William started having seizures at just nine years old. They continued throughout his teenage years and he started medication after he turned 18.
"It had the opposite effect of what you'd expect to happen," Grisolia said.
"You'd think it would stop the seizures, make them not happen — but it makes them like scheduled."
The January before his death, William started asking about marijuana after reading it helped others with seizures. At the time, the Texas Compassionate Use Program had already passed but was in the early planning stages and not available yet.
"He was kind of stuck and of course the only avenue he had at the time was to do something illegal," Grisolia said.
"He told me as much as I think it could help, I don't want to break the law. I mean, what could a father say?"

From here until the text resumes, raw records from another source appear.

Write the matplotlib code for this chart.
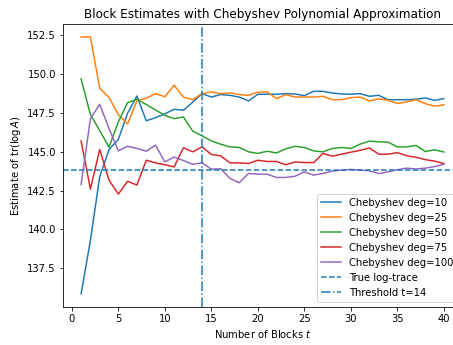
import matplotlib
matplotlib.use("Agg")
import matplotlib.pyplot as plt

# number of blocks
blocks = list(range(1, 41))

# running estimates per polynomial degree
deg10 = [135.85, 139.3, 143.4, 145.15, 145.8, 147.5, 148.6, 147.0, 147.2, 147.45,
         147.74, 147.68, 148.2, 148.75, 148.53, 148.69, 148.64, 148.53, 148.28, 148.71,
         148.71, 148.71, 148.75, 148.73, 148.62, 148.9, 148.9, 148.79, 148.73, 148.71,
         148.75, 148.58, 148.64, 148.36, 148.36, 148.36, 148.39, 148.47, 148.32, 148.43]
deg25 = [152.4, 152.4, 149.1, 148.5, 147.4, 146.8, 148.3, 148.45, 148.75, 148.55,
         149.29, 148.53, 148.36, 148.75, 148.86, 148.75, 148.8, 148.69, 148.64, 148.85,
         148.86, 148.43, 148.69, 148.53, 148.53, 148.53, 148.58, 148.36, 148.36, 148.49,
         148.53, 148.28, 148.42, 148.32, 148.12, 148.22, 148.36, 148.1, 147.94, 148.03]
deg50 = [149.7, 147.4, 146.37, 145.3, 146.93, 148.17, 148.39, 148.05, 147.7, 147.35,
         147.14, 147.25, 146.33, 146.03, 145.71, 145.49, 145.32, 145.28, 145.0, 144.9,
         145.04, 144.93, 145.19, 145.36, 145.28, 145.06, 145.0, 145.22, 145.28, 145.22,
         145.5, 145.69, 145.65, 145.62, 145.32, 145.32, 145.41, 145.02, 145.13, 144.99]
deg75 = [145.7, 142.6, 145.15, 143.18, 142.28, 143.1, 142.86, 144.46, 144.29, 144.17,
         144.03, 145.26, 145.0, 145.32, 144.83, 144.74, 144.29, 144.29, 144.25, 144.46,
         144.38, 144.38, 144.17, 144.35, 144.31, 144.31, 144.9, 144.72, 144.85, 144.98,
         145.1, 145.25, 144.85, 144.85, 144.95, 144.75, 144.65, 144.5, 144.4, 144.25]
deg100 = [142.9, 147.14, 148.06, 146.5, 145.06, 145.36, 145.22, 145.04, 145.43, 144.36,
          144.66, 144.44, 144.2, 144.29, 143.88, 143.91, 143.29, 143.01, 143.61, 143.56,
          143.56, 143.35, 143.35, 143.43, 143.71, 143.5, 143.61, 143.76, 143.82, 143.87,
          143.82, 143.78, 143.6, 143.71, 143.85, 143.95, 143.89, 143.95, 144.05, 144.21]

degrees = [10, 25, 50, 75, 100]
estimates = [deg10, deg25, deg50, deg75, deg100]

true_logtrace = 143.82
threshold = 14

fig = plt.figure(figsize=(453 / 72, 345 / 72), dpi=72)
ax = fig.add_axes([0.139, 0.111, 0.881, 0.819])

for deg, est in zip(degrees, estimates):
    ax.plot(blocks, est, label=f"Chebyshev deg={deg}")

ax.axhline(true_logtrace, linestyle="--", label="True log-trace")
ax.axvline(threshold, linestyle="-.", label=f"Threshold t={threshold}")

ax.set_title("Block Estimates with Chebyshev Polynomial Approximation")
ax.set_xlabel("Number of Blocks $t$")
ax.set_ylabel(r"Estimate of $\mathrm{tr}(\log A)$")
ax.legend(loc="lower right")

fig.savefig("out.png", dpi=72)
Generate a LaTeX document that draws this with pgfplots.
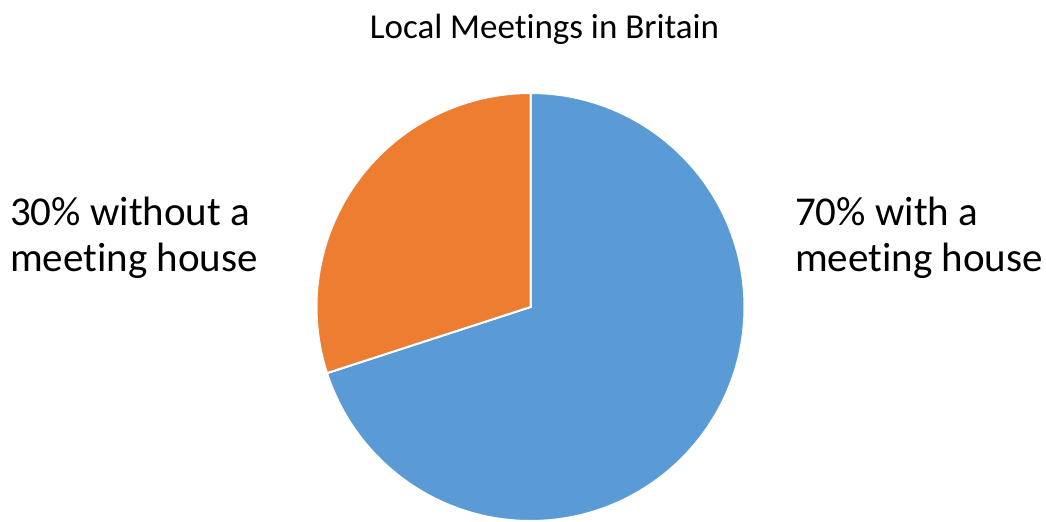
\documentclass[border=0pt]{standalone}
\usepackage{pgfplots}
\usepackage{pgfplotstable}
\pgfplotsset{compat=1.18}
\usepackage{fontspec}
\setmainfont[Ligatures=NoCommon]{Carlito}
\definecolor{pieblue}{HTML}{5B9BD5}
\definecolor{pieorange}{HTML}{ED7D31}
\pgfplotstableread{
label value
with 70
without 30
}\piedata
\begin{document}
\begin{tikzpicture}
\pgfplotstablegetelem{0}{value}\of\piedata \let\vwith\pgfplotsretval
\pgfplotstablegetelem{1}{value}\of\piedata \let\vwithout\pgfplotsretval
\pgfmathsetmacro{\aend}{90-3.6*\vwith}
\pgfmathsetmacro{\bend}{\aend-3.6*\vwithout}
\useasboundingbox (0,0) rectangle (1046bp,522bp);
\begin{axis}[
  at={(0,0)}, anchor=south west,
  width=1046bp, height=522bp, scale only axis,
  xmin=0, xmax=1046, ymin=0, ymax=522,
  hide axis, clip=false,
]
\fill[pieblue, draw=white, line width=2bp] (axis cs:530.5,215) -- ++(90:214bp) arc[start angle=90, end angle=\aend, radius=214bp] -- cycle;
\fill[pieorange, draw=white, line width=2bp] (axis cs:530.5,215) -- ++(\aend:214bp) arc[start angle=\aend, end angle=\bend, radius=214bp] -- cycle;
\node[anchor=base, font=\fontsize{35bp}{40bp}\selectfont] at (axis cs:544.5,483) {Local Meetings in Britain};
\node[anchor=base west, font=\fontsize{41bp}{48bp}\selectfont, inner sep=0pt] at (axis cs:10,296) {30\% without a};
\node[anchor=base west, font=\fontsize{41bp}{48bp}\selectfont, inner sep=0pt] at (axis cs:10,250) {meeting house};
\node[anchor=base west, font=\fontsize{41bp}{48bp}\selectfont, inner sep=0pt] at (axis cs:795,296) {70\% with a};
\node[anchor=base west, font=\fontsize{41bp}{48bp}\selectfont, inner sep=0pt] at (axis cs:795,250) {meeting house};
\end{axis}
\end{tikzpicture}
\end{document}
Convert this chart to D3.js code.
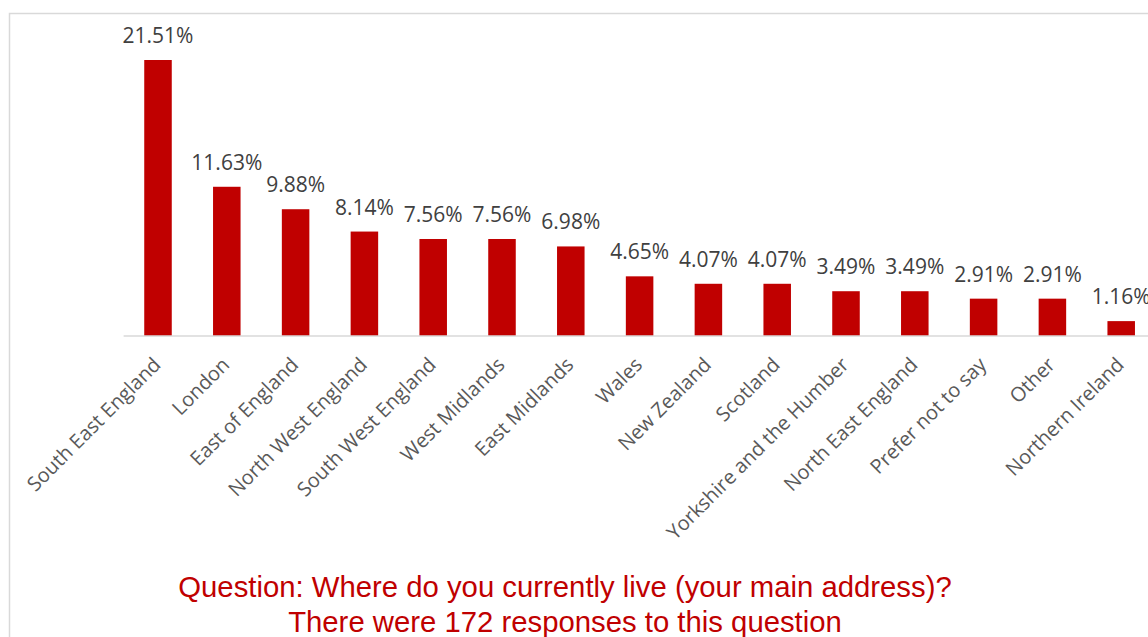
<!DOCTYPE html>
<html><head><meta charset="utf-8">
<script src="https://cdn.jsdelivr.net/npm/d3@7"></script>
<style>body{margin:0;background:#fff;overflow:hidden}svg{display:block}</style>
</head><body>
<svg id="c" width="1148" height="637"></svg>
<script>
const categories = ["South East England","London","East of England","North West England","South West England","West Midlands","East Midlands","Wales","New Zealand","Scotland","Yorkshire and the Humber","North East England","Prefer not to say","Other","Northern Ireland"];
const values = [21.51,11.63,9.88,8.14,7.56,7.56,6.98,4.65,4.07,4.07,3.49,3.49,2.91,2.91,1.16];
const titleLines = ["Question: Where do you currently live (your main address)?","There were 172 responses to this question"];

const svg = d3.select("#c");
svg.append("path").attr("d","M9.5,637 V13.5 H1148").attr("fill","none").attr("stroke","#d9d9d9").attr("stroke-width",1.5);

const x = d3.scaleBand().domain(categories).range([123.6,1155.6]).paddingInner(0.6).paddingOuter(0.3);
const y = d3.scaleLinear().domain([0,21.51]).range([336,60]);

svg.selectAll("rect.bar").data(values).join("rect")
  .attr("x",(d,i)=>x(categories[i])).attr("width",x.bandwidth())
  .attr("y",d=>y(d)).attr("height",d=>y(0)-y(d)).attr("fill","#C00000");

const ax = svg.append("g").attr("transform","translate(0,336)").call(d3.axisBottom(x).tickSize(0).tickSizeOuter(0));
ax.select(".domain").attr("stroke","#d9d9d9").attr("stroke-width",1.5).attr("d","M123.6,0H1155.6");
ax.selectAll(".tick text").attr("font-family","'Open Sans'").attr("font-size",20).attr("fill","#595959")
  .attr("text-anchor","end").attr("dx",0).attr("dy",0).attr("y",0)
  .attr("transform","translate(4,30) rotate(-45)");

svg.selectAll("text.val").data(values).join("text").attr("class","val")
  .attr("x",(d,i)=>x(categories[i])+x.bandwidth()/2).attr("y",d=>y(d)-17)
  .attr("text-anchor","middle").attr("font-family","'Open Sans'").attr("font-size",21).attr("fill","#404040")
  .text(d=>d.toFixed(2)+"%");

svg.selectAll("text.title").data(titleLines).join("text").attr("class","title")
  .attr("x",565).attr("y",(d,i)=>597+i*35).attr("text-anchor","middle")
  .attr("font-family","'Liberation Sans', Arial").attr("font-size",29.3).attr("fill","#C00000").text(d=>d);
</script>
</body></html>
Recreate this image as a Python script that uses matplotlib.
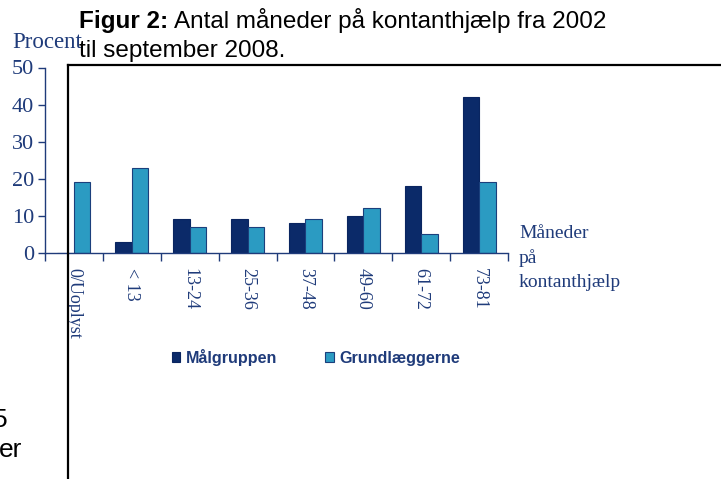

William passed away at 23 years old just a few months later after another seizure. Following his death, Grisolia started looking into if medical marijuana would've helped.
"I just was hooked and continued to research. I dove in headfirst."
After reading many stories about people who've benefited from it, he started pushing for more awareness in Texas.
"The TCUP program as far as patients keeps expanding, the growth is getting exponential," Grisolia said.
"It would be exponential had they done what we tried to get done this session."
A house bill was introduced this year which would have added chronic pain to the Compassionate Use Program — the bill died in the Senate.
"It would have been terrific," CEO of Doc MJ Aaron Bloom said.
"It would have made it more accessible to more Texans, more would have found relief and been able to get off opioids, which would've been tremendous help to those who are suffering."
Medical professionals who prescribe and work with marijuana at DocMJ say the impact they see in their patients is drastic.
"It's remarkable when people come to us for renewals," Bloom said.
"It's remarkable to hear how their lives have changed. People who get off the opioids that have so many side effects and are able to transfer to this medication without side effect, stories are remarkable."
A 2022 study out of the University of Texas shows more than 70 percent of Texans support medical marijuana, but there's still been some push back from lawmakers.
"We didn't get anything this session in addition to where we were in 2021, but there were bills that wanted to take this away that didn't go anywhere either," Grisolia said.
Grisolia plans to continue raising awareness and gear up for more legislative pushes in 2025.